There are many different opinions about whether psychotherapy, antidepressants, or a combination of the two is the most appropriate response to depression. As with most debated topics, there’s no single answer that applies to all people. But we do know that medication without therapy is generally the least effective: most people respond best to either therapy alone or therapy in partnership with antidepressants, at least for awhile. Repeated studies have shown the combined approach to be preferable for most patients.
Both psychotherapy and medications have played a changing role over time. Decades ago, therapy was considered ineffective and was widely dismissed; today it’s the first thing recommended for those facing depression, anxiety, or emotional turbulence in general.
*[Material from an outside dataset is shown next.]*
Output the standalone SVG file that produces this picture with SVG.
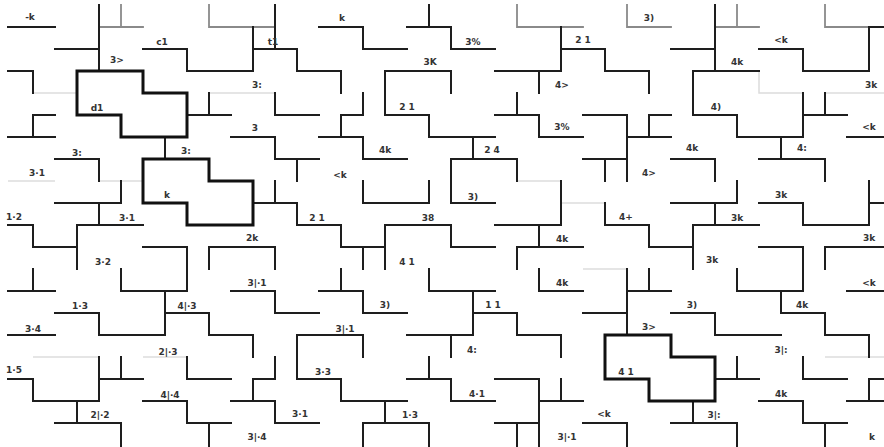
<svg xmlns="http://www.w3.org/2000/svg" width="884" height="447" viewBox="0 0 884 447">
<style>
.d{fill:none;stroke:#1e1e1e;stroke-width:2;stroke-linecap:square}
.m{fill:none;stroke:#8a8a8a;stroke-width:1.8;stroke-linecap:square}
.f{fill:none;stroke:#dcdcdc;stroke-width:1.5}
.b{fill:none;stroke:#111;stroke-width:3;stroke-linejoin:miter}
.t{font-family:"DejaVu Sans",sans-serif;font-size:9px;font-weight:bold;fill:#333;text-anchor:middle}
</style>
<rect width="884" height="447" fill="#fff"/>
<g id="faint">
<polyline class="f" points="33,93 77,93"/>
<polyline class="f" points="209,93 275,93"/>
<polyline class="f" points="8,181 55,181"/>
<polyline class="f" points="99,181 143,181"/>
<polyline class="f" points="517,181 561,181"/>
<polyline class="f" points="561,203 605,203"/>
<polyline class="f" points="759,71 759,93 803,93"/>
<polyline class="f" points="825,93 884,93"/>
<polyline class="f" points="33,357 99,357"/>
<polyline class="f" points="143,357 187,357"/>
<polyline class="f" points="583,269 627,269"/>
<polyline class="f" points="825,357 884,357"/>
</g>
<g id="connectors">
<polyline class="m" points="121,5 121,27"/>
<polyline class="m" points="99,27 143,27"/>
<polyline class="m" points="209,5 209,27 275,27"/>
<polyline class="m" points="517,5 517,27 583,27"/>
<polyline class="m" points="627,5 627,27 671,27"/>
<polyline class="m" points="737,5 737,27"/>
<polyline class="m" points="715,27 759,27"/>
<polyline class="m" points="825,5 825,27 869,27"/>
<polyline class="d" points="8,27 55,27"/>
<polyline class="d" points="99,5 99,71"/>
<polyline class="d" points="55,49 99,49"/>
<polyline class="d" points="275,5 275,49"/>
<polyline class="d" points="143,49 187,49 187,71 253,71 253,27"/>
<polyline class="d" points="253,49 297,49 297,71 341,71 341,93"/>
<polyline class="d" points="8,71 33,71 33,93"/>
<polyline class="d" points="33,115 55,115"/>
<polyline class="d" points="33,115 33,137"/>
<polyline class="d" points="8,137 55,137"/>
<polyline class="d" points="209,93 209,115"/>
<polyline class="d" points="187,115 231,115"/>
<polyline class="d" points="275,93 275,115 319,115"/>
<polyline class="d" points="231,137 275,137 275,159 319,159"/>
<polyline class="d" points="297,159 297,181"/>
<polyline class="d" points="165,137 165,159"/>
<polyline class="d" points="55,159 99,159 99,181"/>
<polyline class="d" points="253,203 297,203 297,225 341,225 341,247 385,247"/>
<polyline class="d" points="275,181 275,203"/>
<polyline class="d" points="121,181 121,203"/>
<polyline class="d" points="55,203 121,203"/>
<polyline class="d" points="99,203 99,225"/>
<polyline class="d" points="77,225 143,225"/>
<polyline class="d" points="8,225 33,225 33,247 77,247"/>
<polyline class="d" points="77,225 77,269"/>
<polyline class="d" points="143,247 187,247 187,291"/>
<polyline class="d" points="121,291 187,291"/>
<polyline class="d" points="121,269 121,291"/>
<polyline class="d" points="209,247 275,247"/>
<polyline class="d" points="209,247 209,269"/>
<polyline class="d" points="275,247 275,269"/>
<polyline class="d" points="231,291 275,291 275,313 319,313"/>
<polyline class="d" points="33,269 33,291"/>
<polyline class="d" points="8,291 55,291"/>
<polyline class="d" points="165,291 165,335"/>
<polyline class="d" points="165,313 209,313 209,335 253,335 253,357"/>
<polyline class="d" points="55,313 99,313 99,335 165,335"/>
<polyline class="d" points="8,335 55,335"/>
<polyline class="d" points="297,335 297,379"/>
<polyline class="d" points="275,357 275,379 253,379 253,401"/>
<polyline class="d" points="231,401 275,401 275,423 319,423"/>
<polyline class="d" points="99,357 99,401"/>
<polyline class="d" points="33,401 99,401"/>
<polyline class="d" points="33,379 33,401"/>
<polyline class="d" points="8,379 33,379"/>
<polyline class="d" points="99,379 143,379"/>
<polyline class="d" points="121,357 121,379"/>
<polyline class="d" points="187,357 187,379 231,379"/>
<polyline class="d" points="143,401 187,401 187,423 231,423"/>
<polyline class="d" points="209,423 209,447"/>
<polyline class="d" points="77,401 77,423"/>
<polyline class="d" points="55,423 121,423"/>
<polyline class="d" points="121,423 121,447"/>
<polyline class="d" points="319,27 363,27 363,49 407,49"/>
<polyline class="d" points="429,5 429,27"/>
<polyline class="d" points="407,27 451,27 451,49 495,49"/>
<polyline class="d" points="561,27 561,71"/>
<polyline class="d" points="561,49 605,49 605,71 649,71 649,93"/>
<polyline class="d" points="495,71 561,71"/>
<polyline class="d" points="539,71 539,93"/>
<polyline class="d" points="385,71 451,71 451,93"/>
<polyline class="d" points="385,71 385,115 429,115 429,137 495,137"/>
<polyline class="d" points="363,93 363,115"/>
<polyline class="d" points="341,115 363,115"/>
<polyline class="d" points="341,115 341,137"/>
<polyline class="d" points="319,137 363,137"/>
<polyline class="d" points="363,137 363,159 407,159"/>
<polyline class="d" points="517,93 517,115"/>
<polyline class="d" points="495,115 539,115"/>
<polyline class="d" points="539,115 539,137 583,137"/>
<polyline class="d" points="583,115 627,115"/>
<polyline class="d" points="627,115 627,181"/>
<polyline class="d" points="473,137 473,159"/>
<polyline class="d" points="451,159 517,159"/>
<polyline class="d" points="451,159 451,203 495,203"/>
<polyline class="d" points="517,159 517,181"/>
<polyline class="d" points="561,181 561,225"/>
<polyline class="d" points="495,225 561,225"/>
<polyline class="d" points="583,159 627,159"/>
<polyline class="d" points="605,159 605,181"/>
<polyline class="d" points="363,181 363,203 429,203"/>
<polyline class="d" points="429,181 429,203"/>
<polyline class="d" points="385,225 451,225"/>
<polyline class="d" points="385,225 385,269"/>
<polyline class="d" points="451,225 451,247 495,247"/>
<polyline class="d" points="363,247 363,269"/>
<polyline class="d" points="539,225 539,247"/>
<polyline class="d" points="517,247 583,247"/>
<polyline class="d" points="517,247 517,269"/>
<polyline class="d" points="429,269 429,291 495,291"/>
<polyline class="d" points="473,291 473,335"/>
<polyline class="d" points="341,269 341,291"/>
<polyline class="d" points="319,291 363,291"/>
<polyline class="d" points="363,291 363,313 407,313"/>
<polyline class="d" points="539,269 539,291 583,291"/>
<polyline class="d" points="473,313 517,313 517,335 561,335 561,357"/>
<polyline class="d" points="297,335 363,335 363,357"/>
<polyline class="d" points="407,335 473,335"/>
<polyline class="d" points="451,335 451,357"/>
<polyline class="d" points="429,357 429,379"/>
<polyline class="d" points="407,379 451,379 451,401 495,401"/>
<polyline class="d" points="297,379 341,379 341,401 407,401"/>
<polyline class="d" points="385,401 385,423"/>
<polyline class="d" points="363,423 429,423"/>
<polyline class="d" points="363,423 363,447"/>
<polyline class="d" points="429,423 429,447"/>
<polyline class="d" points="495,379 539,379"/>
<polyline class="d" points="539,379 539,447"/>
<polyline class="d" points="539,401 583,401"/>
<polyline class="d" points="561,379 561,401"/>
<polyline class="d" points="495,423 539,423"/>
<polyline class="d" points="517,423 517,447"/>
<polyline class="d" points="583,423 627,423 627,447"/>
<polyline class="d" points="715,5 715,71"/>
<polyline class="d" points="671,49 715,49"/>
<polyline class="d" points="759,49 803,49 803,71 869,71"/>
<polyline class="d" points="869,27 869,71"/>
<polyline class="d" points="869,27 884,27"/>
<polyline class="d" points="693,71 759,71"/>
<polyline class="d" points="693,71 693,115 737,115 737,137 803,137"/>
<polyline class="d" points="803,93 803,137"/>
<polyline class="d" points="627,137 671,137"/>
<polyline class="d" points="649,115 649,137"/>
<polyline class="d" points="649,115 671,115"/>
<polyline class="d" points="825,93 825,115"/>
<polyline class="d" points="803,115 847,115"/>
<polyline class="d" points="847,137 884,137"/>
<polyline class="d" points="781,137 781,159"/>
<polyline class="d" points="671,159 715,159 715,181"/>
<polyline class="d" points="737,181 737,203"/>
<polyline class="d" points="671,203 737,203"/>
<polyline class="d" points="759,159 825,159 825,181"/>
<polyline class="d" points="759,203 803,203 803,225 869,225"/>
<polyline class="d" points="869,181 869,225"/>
<polyline class="d" points="869,203 884,203"/>
<polyline class="d" points="605,203 605,225 649,225 649,247 693,247"/>
<polyline class="d" points="715,203 715,225"/>
<polyline class="d" points="693,225 759,225"/>
<polyline class="d" points="693,225 693,269"/>
<polyline class="d" points="737,269 737,291 803,291"/>
<polyline class="d" points="803,247 803,291"/>
<polyline class="d" points="759,247 803,247"/>
<polyline class="d" points="825,247 825,269"/>
<polyline class="d" points="825,247 884,247"/>
<polyline class="d" points="627,269 627,335"/>
<polyline class="d" points="627,291 671,291"/>
<polyline class="d" points="649,269 649,291"/>
<polyline class="d" points="847,291 884,291"/>
<polyline class="d" points="583,313 627,313"/>
<polyline class="d" points="671,313 715,313 715,335 781,335"/>
<polyline class="d" points="781,291 781,313 825,313 825,335 869,335 869,357"/>
<polyline class="d" points="737,357 737,379"/>
<polyline class="d" points="715,379 759,379"/>
<polyline class="d" points="803,357 803,379 847,379"/>
<polyline class="d" points="869,379 869,401"/>
<polyline class="d" points="869,379 884,379"/>
<polyline class="d" points="847,401 884,401"/>
<polyline class="d" points="759,401 803,401 803,423 847,423"/>
<polyline class="d" points="825,423 825,447"/>
<polyline class="d" points="693,401 693,423"/>
<polyline class="d" points="671,423 737,423"/>
<polyline class="d" points="737,423 737,447"/>
</g>
<g id="tile-1"><polygon class="b" points="77,71 143,71 143,93 187,93 187,137 121,137 121,115 77,115"/></g>
<g id="tile-2"><polygon class="b" points="143,159 209,159 209,181 253,181 253,225 187,225 187,203 143,203"/></g>
<g id="tile-3"><polygon class="b" points="605,335 671,335 671,357 715,357 715,401 649,401 649,379 605,379"/></g>
<g id="labels">
<text class="t" x="30" y="20">-k</text>
<text class="t" x="117" y="63">3&gt;</text>
<text class="t" x="162" y="45">c1</text>
<text class="t" x="273" y="45">t1</text>
<text class="t" x="97" y="111">d1</text>
<text class="t" x="257" y="88">3:</text>
<text class="t" x="255" y="131">3</text>
<text class="t" x="186" y="154">3:</text>
<text class="t" x="77" y="156">3:</text>
<text class="t" x="37" y="176">3·1</text>
<text class="t" x="167" y="198">k</text>
<text class="t" x="14" y="220">1·2</text>
<text class="t" x="127" y="221">3·1</text>
<text class="t" x="252" y="241">2k</text>
<text class="t" x="103" y="265">3·2</text>
<text class="t" x="257" y="286">3|·1</text>
<text class="t" x="80" y="309">1·3</text>
<text class="t" x="187" y="309">4|·3</text>
<text class="t" x="33" y="332">3·4</text>
<text class="t" x="168" y="355">2|·3</text>
<text class="t" x="14" y="373">1·5</text>
<text class="t" x="170" y="398">4|·4</text>
<text class="t" x="300" y="417">3·1</text>
<text class="t" x="100" y="418">2|·2</text>
<text class="t" x="257" y="440">3|·4</text>
<text class="t" x="342" y="21">k</text>
<text class="t" x="473" y="45">3%</text>
<text class="t" x="583" y="43">2 1</text>
<text class="t" x="430" y="65">3K</text>
<text class="t" x="562" y="88">4&gt;</text>
<text class="t" x="407" y="110">2 1</text>
<text class="t" x="562" y="130">3%</text>
<text class="t" x="385" y="153">4k</text>
<text class="t" x="492" y="153">2 4</text>
<text class="t" x="340" y="178">&lt;k</text>
<text class="t" x="473" y="200">3)</text>
<text class="t" x="317" y="221">2 1</text>
<text class="t" x="428" y="221">38</text>
<text class="t" x="562" y="242">4k</text>
<text class="t" x="407" y="265">4 1</text>
<text class="t" x="562" y="286">4k</text>
<text class="t" x="385" y="308">3)</text>
<text class="t" x="493" y="308">1 1</text>
<text class="t" x="345" y="332">3|·1</text>
<text class="t" x="472" y="353">4:</text>
<text class="t" x="323" y="375">3·3</text>
<text class="t" x="477" y="397">4·1</text>
<text class="t" x="410" y="418">1·3</text>
<text class="t" x="567" y="440">3|·1</text>
<text class="t" x="649" y="21">3)</text>
<text class="t" x="737" y="65">4k</text>
<text class="t" x="781" y="43">&lt;k</text>
<text class="t" x="871" y="88">3k</text>
<text class="t" x="716" y="110">4)</text>
<text class="t" x="869" y="130">&lt;k</text>
<text class="t" x="692" y="151">4k</text>
<text class="t" x="802" y="151">4:</text>
<text class="t" x="649" y="176">4&gt;</text>
<text class="t" x="781" y="198">3k</text>
<text class="t" x="626" y="220">4+</text>
<text class="t" x="737" y="221">3k</text>
<text class="t" x="712" y="263">3k</text>
<text class="t" x="869" y="241">3k</text>
<text class="t" x="869" y="286">&lt;k</text>
<text class="t" x="692" y="308">3)</text>
<text class="t" x="802" y="308">4k</text>
<text class="t" x="649" y="330">3&gt;</text>
<text class="t" x="626" y="375">4 1</text>
<text class="t" x="781" y="353">3|:</text>
<text class="t" x="781" y="397">4k</text>
<text class="t" x="714" y="418">3|:</text>
<text class="t" x="604" y="417">&lt;k</text>
<text class="t" x="872" y="440">k</text>
</g>
</svg>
Not surprisingly, the public attitude toward medication is constantly evolving as well. For example, the number of kids prescribed stimulants for ADHD is on a steady rise, while the number of kids prescribed antidepressants is going down. This second fact comes from a recent report on depression among children and teens. After the FDA issued warnings that antidepressants could increase suicidal thoughts or actions in children and adolescents, both of those groups experienced a decrease in antidepressant use and an increase in psychotherapy.
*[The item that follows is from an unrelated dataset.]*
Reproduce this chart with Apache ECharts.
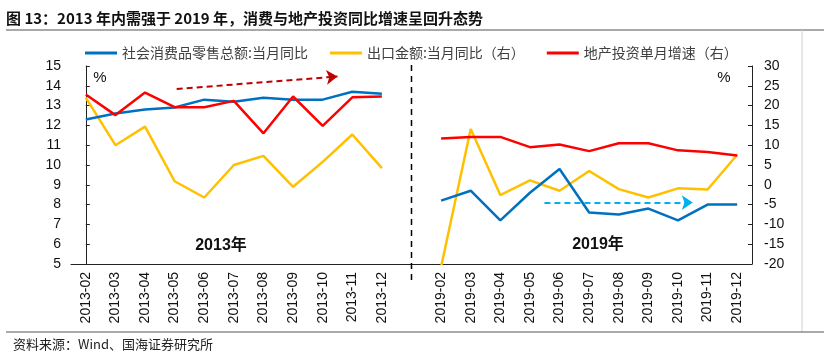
<!DOCTYPE html>
<html>
<head>
<meta charset="utf-8">
<script src="https://cdn.jsdelivr.net/npm/echarts@6/dist/echarts.min.js"></script>
<style>
html,body{margin:0;padding:0;background:#fff;}
#chart{width:824px;height:358px;}
</style>
</head>
<body>
<div id="chart"></div>
<script>
var cats2013 = ['2013-02','2013-03','2013-04','2013-05','2013-06','2013-07','2013-08','2013-09','2013-10','2013-11','2013-12'];
var cats2019 = ['2019-02','2019-03','2019-04','2019-05','2019-06','2019-07','2019-08','2019-09','2019-10','2019-11','2019-12'];
var retail2013 = [12.3, 12.6, 12.8, 12.9, 13.3, 13.2, 13.4, 13.3, 13.3, 13.7, 13.6];
var retail2019 = [8.2, 8.7, 7.2, 8.6, 9.8, 7.6, 7.5, 7.8, 7.2, 8.0, 8.0];
var export2013 = [22.0, 10.0, 14.7, 0.9, -3.2, 5.0, 7.3, -0.5, 5.8, 12.7, 4.2];
var export2019 = [-20.7, 14.1, -2.6, 1.1, -1.5, 3.5, -1.1, -3.2, -0.9, -1.2, 7.6];
var realty2013 = [22.8, 17.6, 23.3, 19.6, 19.6, 21.2, 13.0, 22.3, 14.9, 22.1, 22.3];
var realty2019 = [11.7, 12.1, 12.1, 9.5, 10.2, 8.5, 10.5, 10.5, 8.7, 8.3, 7.4];
var leftTicks = {min: 5, max: 15, interval: 1};
var rightTicks = {min: -20, max: 30, interval: 5};

var categories = cats2013.concat([''], cats2019);
function joinGap(a, b) { return a.concat([null], b); }

var names = ['社会消费品零售总额:当月同比', '出口金额:当月同比（右）', '地产投资单月增速（右）'];
var cjk = '"Noto Sans CJK SC", sans-serif';
var arial = '"Liberation Sans", Arial, sans-serif';

var chart = echarts.init(document.getElementById('chart'));
var baseGraphics = [
  {type: 'text', left: 6, top: 11, style: {text: '图 13：2013 年内需强于 2019 年，消费与地产投资同比增速呈回升态势', font: 'bold 15px "Noto Sans CJK SC", sans-serif', fill: '#111'}},
  {type: 'line', shape: {x1: 6, y1: 30, x2: 824, y2: 30}, style: {stroke: '#8c8c8c', lineWidth: 1.5}},
  {type: 'line', shape: {x1: 802, y1: 30, x2: 802, y2: 332}, style: {stroke: '#d0d0d0', lineWidth: 1}},
  {type: 'line', shape: {x1: 6, y1: 332, x2: 824, y2: 332}, style: {stroke: '#8c8c8c', lineWidth: 1.5}},
  {type: 'text', left: 13, top: 338, style: {text: '资料来源：Wind、国海证券研究所', font: '13px "Noto Sans CJK SC", sans-serif', fill: '#222'}},
  {type: 'text', x: 100, y: 78, style: {text: '%', font: '15px "Liberation Sans", Arial, sans-serif', fill: '#111', textAlign: 'center', textVerticalAlign: 'middle'}},
  {type: 'text', x: 724, y: 78, style: {text: '%', font: '15px "Liberation Sans", Arial, sans-serif', fill: '#111', textAlign: 'center', textVerticalAlign: 'middle'}},
  {type: 'text', x: 221, y: 246, style: {text: '2013年', font: 'bold 16px "Liberation Sans", "Noto Sans CJK SC", sans-serif', fill: '#111', textAlign: 'center', textVerticalAlign: 'middle'}},
  {type: 'text', x: 598, y: 245, style: {text: '2019年', font: 'bold 16px "Liberation Sans", "Noto Sans CJK SC", sans-serif', fill: '#111', textAlign: 'center', textVerticalAlign: 'middle'}}
];
var option = {
  animation: false,
  backgroundColor: '#ffffff',
  grid: {left: 71, right: 72, top: 66, bottom: 94},
  legend: {
    left: 80, top: 41,
    itemWidth: 32, itemHeight: 3, itemGap: 22,
    icon: 'rect',
    textStyle: {fontFamily: cjk, fontSize: 14, color: '#404040'},
    data: names
  },
  xAxis: [
    {
      type: 'category',
      data: categories,
      boundaryGap: true,
      axisLine: {onZero: false, lineStyle: {color: '#222', width: 1}},
      axisTick: {inside: true, length: 5, lineStyle: {color: '#222'}, interval: 0},
      axisLabel: {rotate: 90, interval: 0, margin: 8, fontFamily: arial, fontSize: 14, color: '#111'}
    },
    {
      // hidden continuous twin of the category axis, for annotation arrows between categories
      type: 'value', show: false, min: -0.5, max: categories.length - 0.5
    }
  ],
  yAxis: [
    {
      type: 'value', min: leftTicks.min, max: leftTicks.max, interval: leftTicks.interval,
      splitLine: {show: false},
      axisLine: {show: true, lineStyle: {color: '#222'}},
      axisTick: {show: true, inside: true, length: 4, lineStyle: {color: '#222'}},
      axisLabel: {margin: 10, fontFamily: arial, fontSize: 14, color: '#111'}
    },
    {
      type: 'value', min: rightTicks.min, max: rightTicks.max, interval: rightTicks.interval,
      splitLine: {show: false},
      axisLine: {show: true, lineStyle: {color: '#222'}},
      axisTick: {show: true, inside: true, length: 4, lineStyle: {color: '#222'}},
      axisLabel: {margin: 12, fontFamily: arial, fontSize: 14, color: '#111'}
    }
  ],
  series: [
    {
      name: names[0], type: 'line', yAxisIndex: 0,
      data: joinGap(retail2013, retail2019),
      showSymbol: false, symbol: 'none',
      lineStyle: {color: '#0070C0', width: 2.5},
      itemStyle: {color: '#0070C0'},
      z: 3
    },
    {
      name: names[1], type: 'line', yAxisIndex: 1,
      data: joinGap(export2013, export2019),
      showSymbol: false, symbol: 'none',
      lineStyle: {color: '#FFC000', width: 2.5},
      itemStyle: {color: '#FFC000'},
      z: 2
    },
    {
      name: names[2], type: 'line', yAxisIndex: 1,
      data: joinGap(realty2013, realty2019),
      showSymbol: false, symbol: 'none',
      lineStyle: {color: '#FF0000', width: 2.5},
      itemStyle: {color: '#FF0000'},
      z: 4
    },
    {
      name: 'arrows', type: 'line', xAxisIndex: 1, yAxisIndex: 0,
      data: [], symbol: 'none', silent: true, z: 5,
      markLine: {
        silent: true,
        label: {show: false},
        animation: false,
        data: [
          [
            {coord: [3.07, 13.84], symbol: 'none', lineStyle: {color: '#C00000', type: [6, 4], width: 2}},
            {coord: [8.5, 14.47], symbol: 'arrow', symbolSize: [11, 11]}
          ],
          [
            {coord: [15.49, 8.1], symbol: 'none', lineStyle: {color: '#00B0F0', type: [6, 4], width: 2}},
            {coord: [20.5, 8.1], symbol: 'arrow', symbolSize: [11, 11]}
          ]
        ]
      }
    }
  ],
  graphic: baseGraphics
};
chart.setOption(option);

// divider between the two periods, placed on the blank category via the axis scale
var gapX = chart.convertToPixel({xAxisIndex: 0}, 11);
var topY = chart.convertToPixel({yAxisIndex: 0}, 15.05);
var botY = chart.convertToPixel({yAxisIndex: 0}, 4.15);
chart.setOption({
  graphic: baseGraphics.concat([
    {type: 'line', z: 10, shape: {x1: gapX, y1: topY, x2: gapX, y2: botY}, style: {stroke: '#000', lineWidth: 1.5, lineDash: [6, 5]}}
  ])
});
</script>
</body>
</html>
Among adults, the use of antidepressants is also dropping, but not in the way you’d expect. According to a study published in European Psychiatry, the majority of people being treated for depression stop taking prescribed medication before it’s recommended that they do so. (No data was given on whether these patients were also involved in psychotherapy, and whether they continued to see a therapist as advised.) If a person is prescribed antidepressants and wishes to incorporate them into their depression treatment plan, it’s usually recommended that they take them for at least six months, so they really have a chance to work. But by even four months in, 56% of people had stopped with the treatment. It’s unclear whether they stopped because they felt better, saw no change, or felt worse. But one is clear: as our understanding of both therapy and medication progresses, our attitudes of each will continue to evolve as well.